UPDATED 10:00 EST / JUNE 29 2022

CLOUD

Helios raises $5M to simplify distributed app development with easier troubleshooting

A startup called Heliosphere Ltd. is hoping to make life easier for developers by simplifying troubleshooting during application development, after closing on a $5 million seed funding round.

Today’s round was co-led by Entrée Capital and Amiti VC, and saw participation from numerous angel investors too, such as Benny Schnaider, co-founder of Salto Labs and a former vice president at Oracle Inc., Snyk Inc. co-founder Guy Podjarny and Guy Fighel, a general manager at New Relic Inc.

Known simply as Helios, the company has built an application testing platform for distributed, cloud-native apps that are currently in development. Building such apps is a painstaking process and Helios aims to make testing them easier. As the company explains, modern applications are made up of hundreds of microservices and components and use various third-party application programming interfaces. Because of this distributed nature, a single initial request from an app can hit hundreds of different services as it branches out. That makes it difficult for developers to understand how their code interacts with the wider system.

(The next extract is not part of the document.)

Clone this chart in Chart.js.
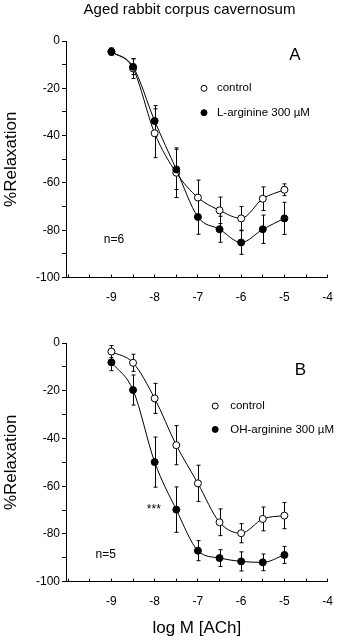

DevOps teams typically use advanced monitoring platforms to troubleshoot apps running in production, but Helios says initial app development has been left behind.

Helios therefore focuses on this stage with a testing platform that gives developers a full understanding of how their code interacts with the distributed app as a whole. Through this, it becomes easier to build, troubleshoot and test various parts of their code.

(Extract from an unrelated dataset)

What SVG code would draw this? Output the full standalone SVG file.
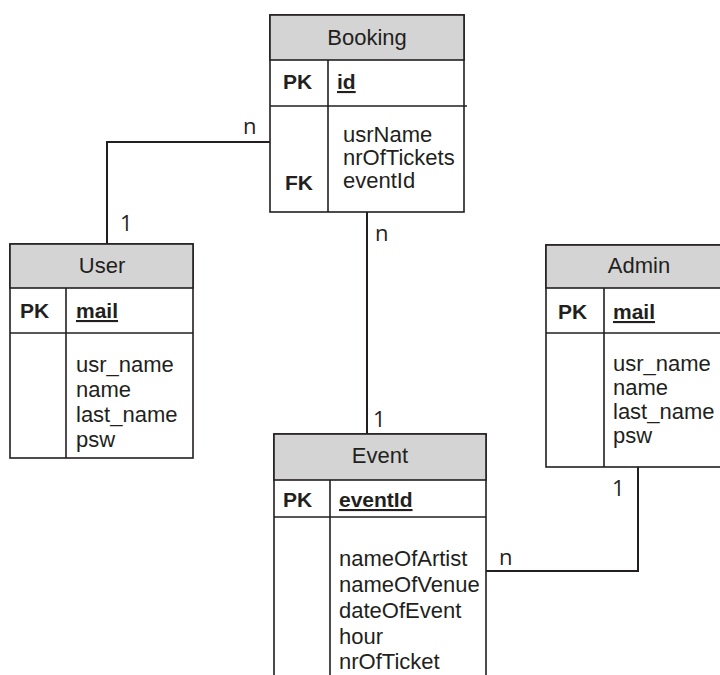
<svg xmlns="http://www.w3.org/2000/svg" width="720" height="675" viewBox="0 0 720 675">
<style>
.box{fill:#fff;stroke:#231f20;stroke-width:1.6}
.hdr{fill:#d4d4d4;stroke:#231f20;stroke-width:1.6}
.ln{stroke:#231f20;stroke-width:1.6;fill:none}
.con{stroke:#231f20;stroke-width:2;fill:none}
text{font-family:"Liberation Sans",Arial,sans-serif;font-size:22px;fill:#231f20}
.t{text-anchor:middle}
.b{font-weight:bold;font-size:21px}
.u{font-weight:bold;font-size:21px;text-decoration:underline}
.lbl{font-family:"Open Sans","DejaVu Sans",sans-serif;font-size:22px}
</style>
<g id="connectors">
<polyline class="con" points="271,142 107,142 107,244"/>
<line class="con" x1="367" y1="212" x2="367" y2="434"/>
<polyline class="con" points="638,467 638,571 486,571"/>
<text class="lbl" x="243" y="134">n</text>
<text class="lbl" x="120" y="231">1</text>
<text class="lbl" x="375" y="241">n</text>
<text class="lbl" x="373" y="427">1</text>
<text class="lbl" x="612" y="496">1</text>
<text class="lbl" x="499" y="565">n</text>
</g>
<g id="booking">
<rect class="box" x="270" y="15" width="194" height="197"/>
<rect class="hdr" x="270" y="15" width="194" height="45"/>
<line class="ln" x1="270" y1="106" x2="467" y2="106"/>
<line class="ln" x1="328" y1="60" x2="328" y2="212"/>
<text class="t" x="367" y="45">Booking</text>
<text class="b" x="283" y="89">PK</text>
<text class="u" x="337" y="89">id</text>
<text class="b" x="285" y="190">FK</text>
<text x="343" y="142">usrName</text>
<text x="343" y="165">nrOfTickets</text>
<text x="343" y="188">eventId</text>
</g>
<g id="user">
<rect class="box" x="10" y="244" width="183" height="214"/>
<rect class="hdr" x="10" y="244" width="183" height="44"/>
<line class="ln" x1="10" y1="333" x2="193" y2="333"/>
<line class="ln" x1="66" y1="288" x2="66" y2="458"/>
<text class="t" x="102" y="273">User</text>
<text class="b" x="20" y="318">PK</text>
<text class="u" x="76" y="318">mail</text>
<text x="76" y="372">usr_name</text>
<text x="76" y="397">name</text>
<text x="76" y="422">last_name</text>
<text x="76" y="447">psw</text>
</g>
<g id="admin">
<rect class="box" x="546" y="245" width="190" height="222"/>
<rect class="hdr" x="546" y="245" width="190" height="43"/>
<line class="ln" x1="546" y1="333" x2="736" y2="333"/>
<line class="ln" x1="604" y1="288" x2="604" y2="467"/>
<text class="t" x="639" y="273">Admin</text>
<text class="b" x="558" y="319">PK</text>
<text class="u" x="613" y="319">mail</text>
<text x="613" y="371">usr_name</text>
<text x="613" y="395">name</text>
<text x="613" y="419">last_name</text>
<text x="613" y="443">psw</text>
</g>
<g id="event">
<rect class="box" x="274" y="434" width="212" height="250"/>
<rect class="hdr" x="274" y="434" width="212" height="46"/>
<line class="ln" x1="274" y1="517" x2="486" y2="517"/>
<line class="ln" x1="330" y1="480" x2="330" y2="684"/>
<text class="t" x="380" y="463">Event</text>
<text class="b" x="283" y="507">PK</text>
<text class="u" x="339" y="507">eventId </text>
<text x="339" y="566">nameOfArtist</text>
<text x="339" y="592">nameOfVenue</text>
<text x="339" y="618">dateOfEvent</text>
<text x="339" y="644">hour</text>
<text x="339" y="669">nrOfTicket</text>
</g>
</svg>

Helios taps the power of OpenTelemetry to combine distributed tracing with other data sources, so developer teams can track how a request flows through a distributed application. That gives developers the context they need to resolve any issues that crop up as they modify parts of their apps, Helios said. Uniquely, its platform can automatically replay inputs at any point within the application flow.

The result is that Helios increases developer velocity and productivity when it comes to building cloud-native applications, the company promised.

Helios co-founder and Chief Technology Officer Ran Nozik explained that the bigger an application grows, the more development slows down as it becomes more difficult to understand how a single change affects the whole system.

“A small change or bug in a microservice or API can ripple out through a distributed app,” Nozik said. “Perhaps 20 microservices later, that change causes an error, or data is silently lost. Devs spend more and more of their time troubleshooting and less on what they want to be doing — creating new features.”